**WHAT NEEDS TO BE DONE**
Give the material again in full, matching it exactly.

#### MATERIAL PROVIDED ####

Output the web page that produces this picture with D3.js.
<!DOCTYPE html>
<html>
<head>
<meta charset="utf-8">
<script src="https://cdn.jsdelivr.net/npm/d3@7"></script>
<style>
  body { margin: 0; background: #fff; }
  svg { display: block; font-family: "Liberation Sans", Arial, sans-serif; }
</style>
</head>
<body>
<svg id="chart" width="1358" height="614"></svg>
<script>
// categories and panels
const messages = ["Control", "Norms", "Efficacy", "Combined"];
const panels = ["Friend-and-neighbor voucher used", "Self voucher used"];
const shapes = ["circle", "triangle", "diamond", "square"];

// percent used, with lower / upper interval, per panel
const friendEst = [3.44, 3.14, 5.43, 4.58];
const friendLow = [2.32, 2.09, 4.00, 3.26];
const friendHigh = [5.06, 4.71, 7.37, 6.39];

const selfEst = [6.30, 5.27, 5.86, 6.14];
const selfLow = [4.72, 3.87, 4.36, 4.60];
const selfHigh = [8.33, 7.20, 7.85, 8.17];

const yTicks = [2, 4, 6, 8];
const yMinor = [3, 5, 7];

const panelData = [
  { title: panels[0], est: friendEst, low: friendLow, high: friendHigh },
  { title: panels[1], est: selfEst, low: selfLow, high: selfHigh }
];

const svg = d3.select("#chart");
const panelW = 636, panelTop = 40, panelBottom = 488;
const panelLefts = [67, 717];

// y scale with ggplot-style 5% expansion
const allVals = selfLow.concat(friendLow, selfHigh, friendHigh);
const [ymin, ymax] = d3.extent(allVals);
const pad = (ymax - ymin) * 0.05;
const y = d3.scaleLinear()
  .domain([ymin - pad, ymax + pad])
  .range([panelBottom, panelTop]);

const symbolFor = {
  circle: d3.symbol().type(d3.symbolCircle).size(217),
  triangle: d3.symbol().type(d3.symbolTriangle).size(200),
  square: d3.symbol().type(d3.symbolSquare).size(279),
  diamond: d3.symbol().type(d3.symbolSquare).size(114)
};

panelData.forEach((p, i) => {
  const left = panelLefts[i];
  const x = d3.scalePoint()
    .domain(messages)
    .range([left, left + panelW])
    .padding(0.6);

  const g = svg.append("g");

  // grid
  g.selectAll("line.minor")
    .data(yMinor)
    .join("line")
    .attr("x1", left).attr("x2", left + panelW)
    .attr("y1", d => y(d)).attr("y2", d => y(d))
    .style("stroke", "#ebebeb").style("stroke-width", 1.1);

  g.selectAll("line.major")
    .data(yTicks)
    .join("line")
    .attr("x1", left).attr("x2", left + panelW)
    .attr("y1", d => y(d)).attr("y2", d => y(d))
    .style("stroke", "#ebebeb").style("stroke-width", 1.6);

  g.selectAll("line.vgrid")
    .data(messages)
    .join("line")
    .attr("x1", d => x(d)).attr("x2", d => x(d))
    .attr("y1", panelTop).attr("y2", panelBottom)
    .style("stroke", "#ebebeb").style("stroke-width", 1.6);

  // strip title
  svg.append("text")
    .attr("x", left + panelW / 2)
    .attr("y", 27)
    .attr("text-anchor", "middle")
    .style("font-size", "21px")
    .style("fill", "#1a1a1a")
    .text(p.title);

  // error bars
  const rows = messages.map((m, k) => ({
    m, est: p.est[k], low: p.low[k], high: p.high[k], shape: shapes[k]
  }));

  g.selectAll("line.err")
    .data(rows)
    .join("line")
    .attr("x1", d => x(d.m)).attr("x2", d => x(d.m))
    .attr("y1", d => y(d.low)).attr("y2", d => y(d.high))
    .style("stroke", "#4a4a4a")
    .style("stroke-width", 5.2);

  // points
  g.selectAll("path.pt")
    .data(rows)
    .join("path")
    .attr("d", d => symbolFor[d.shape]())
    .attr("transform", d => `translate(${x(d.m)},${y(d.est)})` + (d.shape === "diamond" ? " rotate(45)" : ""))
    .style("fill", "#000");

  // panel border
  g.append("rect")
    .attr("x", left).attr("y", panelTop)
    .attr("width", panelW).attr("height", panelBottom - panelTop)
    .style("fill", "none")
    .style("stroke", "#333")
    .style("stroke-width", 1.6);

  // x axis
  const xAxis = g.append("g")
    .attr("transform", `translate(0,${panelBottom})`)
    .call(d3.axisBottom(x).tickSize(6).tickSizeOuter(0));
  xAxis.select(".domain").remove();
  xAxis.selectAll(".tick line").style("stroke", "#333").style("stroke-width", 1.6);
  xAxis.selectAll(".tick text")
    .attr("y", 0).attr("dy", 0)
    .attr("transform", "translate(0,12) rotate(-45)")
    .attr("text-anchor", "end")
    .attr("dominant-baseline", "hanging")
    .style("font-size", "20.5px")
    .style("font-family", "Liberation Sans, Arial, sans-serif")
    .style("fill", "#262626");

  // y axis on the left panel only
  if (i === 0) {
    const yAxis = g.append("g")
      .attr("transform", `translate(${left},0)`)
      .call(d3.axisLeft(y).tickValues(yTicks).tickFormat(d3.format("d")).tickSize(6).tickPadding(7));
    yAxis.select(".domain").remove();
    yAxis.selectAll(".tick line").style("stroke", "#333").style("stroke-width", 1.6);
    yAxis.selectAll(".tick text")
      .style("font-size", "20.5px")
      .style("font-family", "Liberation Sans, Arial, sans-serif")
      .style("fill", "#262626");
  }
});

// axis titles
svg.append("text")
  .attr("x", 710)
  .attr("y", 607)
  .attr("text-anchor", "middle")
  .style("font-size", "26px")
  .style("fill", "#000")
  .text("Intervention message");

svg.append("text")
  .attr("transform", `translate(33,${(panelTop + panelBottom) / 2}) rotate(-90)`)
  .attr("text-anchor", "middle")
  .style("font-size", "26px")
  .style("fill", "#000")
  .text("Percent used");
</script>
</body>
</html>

####

**WRITTEN SOLUTION**
Output the web page that produces this picture with D3.js.
<!DOCTYPE html>
<html>
<head>
<meta charset="utf-8">
<script src="https://cdn.jsdelivr.net/npm/d3@7"></script>
<style>
  body { margin: 0; background: #fff; }
  svg { display: block; font-family: "Liberation Sans", Arial, sans-serif; }
</style>
</head>
<body>
<svg id="chart" width="1358" height="614"></svg>
<script>
// categories and panels
const messages = ["Control", "Norms", "Efficacy", "Combined"];
const panels = ["Friend-and-neighbor voucher used", "Self voucher used"];
const shapes = ["circle", "triangle", "diamond", "square"];

// percent used, with lower / upper interval, per panel
const friendEst = [3.44, 3.14, 5.43, 4.58];
const friendLow = [2.32, 2.09, 4.00, 3.26];
const friendHigh = [5.06, 4.71, 7.37, 6.39];

const selfEst = [6.30, 5.27, 5.86, 6.14];
const selfLow = [4.72, 3.87, 4.36, 4.60];
const selfHigh = [8.33, 7.20, 7.85, 8.17];

const yTicks = [2, 4, 6, 8];
const yMinor = [3, 5, 7];

const panelData = [
  { title: panels[0], est: friendEst, low: friendLow, high: friendHigh },
  { title: panels[1], est: selfEst, low: selfLow, high: selfHigh }
];

const svg = d3.select("#chart");
const panelW = 636, panelTop = 40, panelBottom = 488;
const panelLefts = [67, 717];

// y scale with ggplot-style 5% expansion
const allVals = selfLow.concat(friendLow, selfHigh, friendHigh);
const [ymin, ymax] = d3.extent(allVals);
const pad = (ymax - ymin) * 0.05;
const y = d3.scaleLinear()
  .domain([ymin - pad, ymax + pad])
  .range([panelBottom, panelTop]);

const symbolFor = {
  circle: d3.symbol().type(d3.symbolCircle).size(217),
  triangle: d3.symbol().type(d3.symbolTriangle).size(200),
  square: d3.symbol().type(d3.symbolSquare).size(279),
  diamond: d3.symbol().type(d3.symbolSquare).size(114)
};

panelData.forEach((p, i) => {
  const left = panelLefts[i];
  const x = d3.scalePoint()
    .domain(messages)
    .range([left, left + panelW])
    .padding(0.6);

  const g = svg.append("g");

  // grid
  g.selectAll("line.minor")
    .data(yMinor)
    .join("line")
    .attr("x1", left).attr("x2", left + panelW)
    .attr("y1", d => y(d)).attr("y2", d => y(d))
    .style("stroke", "#ebebeb").style("stroke-width", 1.1);

  g.selectAll("line.major")
    .data(yTicks)
    .join("line")
    .attr("x1", left).attr("x2", left + panelW)
    .attr("y1", d => y(d)).attr("y2", d => y(d))
    .style("stroke", "#ebebeb").style("stroke-width", 1.6);

  g.selectAll("line.vgrid")
    .data(messages)
    .join("line")
    .attr("x1", d => x(d)).attr("x2", d => x(d))
    .attr("y1", panelTop).attr("y2", panelBottom)
    .style("stroke", "#ebebeb").style("stroke-width", 1.6);

  // strip title
  svg.append("text")
    .attr("x", left + panelW / 2)
    .attr("y", 27)
    .attr("text-anchor", "middle")
    .style("font-size", "21px")
    .style("fill", "#1a1a1a")
    .text(p.title);

  // error bars
  const rows = messages.map((m, k) => ({
    m, est: p.est[k], low: p.low[k], high: p.high[k], shape: shapes[k]
  }));

  g.selectAll("line.err")
    .data(rows)
    .join("line")
    .attr("x1", d => x(d.m)).attr("x2", d => x(d.m))
    .attr("y1", d => y(d.low)).attr("y2", d => y(d.high))
    .style("stroke", "#4a4a4a")
    .style("stroke-width", 5.2);

  // points
  g.selectAll("path.pt")
    .data(rows)
    .join("path")
    .attr("d", d => symbolFor[d.shape]())
    .attr("transform", d => `translate(${x(d.m)},${y(d.est)})` + (d.shape === "diamond" ? " rotate(45)" : ""))
    .style("fill", "#000");

  // panel border
  g.append("rect")
    .attr("x", left).attr("y", panelTop)
    .attr("width", panelW).attr("height", panelBottom - panelTop)
    .style("fill", "none")
    .style("stroke", "#333")
    .style("stroke-width", 1.6);

  // x axis
  const xAxis = g.append("g")
    .attr("transform", `translate(0,${panelBottom})`)
    .call(d3.axisBottom(x).tickSize(6).tickSizeOuter(0));
  xAxis.select(".domain").remove();
  xAxis.selectAll(".tick line").style("stroke", "#333").style("stroke-width", 1.6);
  xAxis.selectAll(".tick text")
    .attr("y", 0).attr("dy", 0)
    .attr("transform", "translate(0,12) rotate(-45)")
    .attr("text-anchor", "end")
    .attr("dominant-baseline", "hanging")
    .style("font-size", "20.5px")
    .style("font-family", "Liberation Sans, Arial, sans-serif")
    .style("fill", "#262626");

  // y axis on the left panel only
  if (i === 0) {
    const yAxis = g.append("g")
      .attr("transform", `translate(${left},0)`)
      .call(d3.axisLeft(y).tickValues(yTicks).tickFormat(d3.format("d")).tickSize(6).tickPadding(7));
    yAxis.select(".domain").remove();
    yAxis.selectAll(".tick line").style("stroke", "#333").style("stroke-width", 1.6);
    yAxis.selectAll(".tick text")
      .style("font-size", "20.5px")
      .style("font-family", "Liberation Sans, Arial, sans-serif")
      .style("fill", "#262626");
  }
});

// axis titles
svg.append("text")
  .attr("x", 710)
  .attr("y", 607)
  .attr("text-anchor", "middle")
  .style("font-size", "26px")
  .style("fill", "#000")
  .text("Intervention message");

svg.append("text")
  .attr("transform", `translate(33,${(panelTop + panelBottom) / 2}) rotate(-90)`)
  .attr("text-anchor", "middle")
  .style("font-size", "26px")
  .style("fill", "#000")
  .text("Percent used");
</script>
</body>
</html>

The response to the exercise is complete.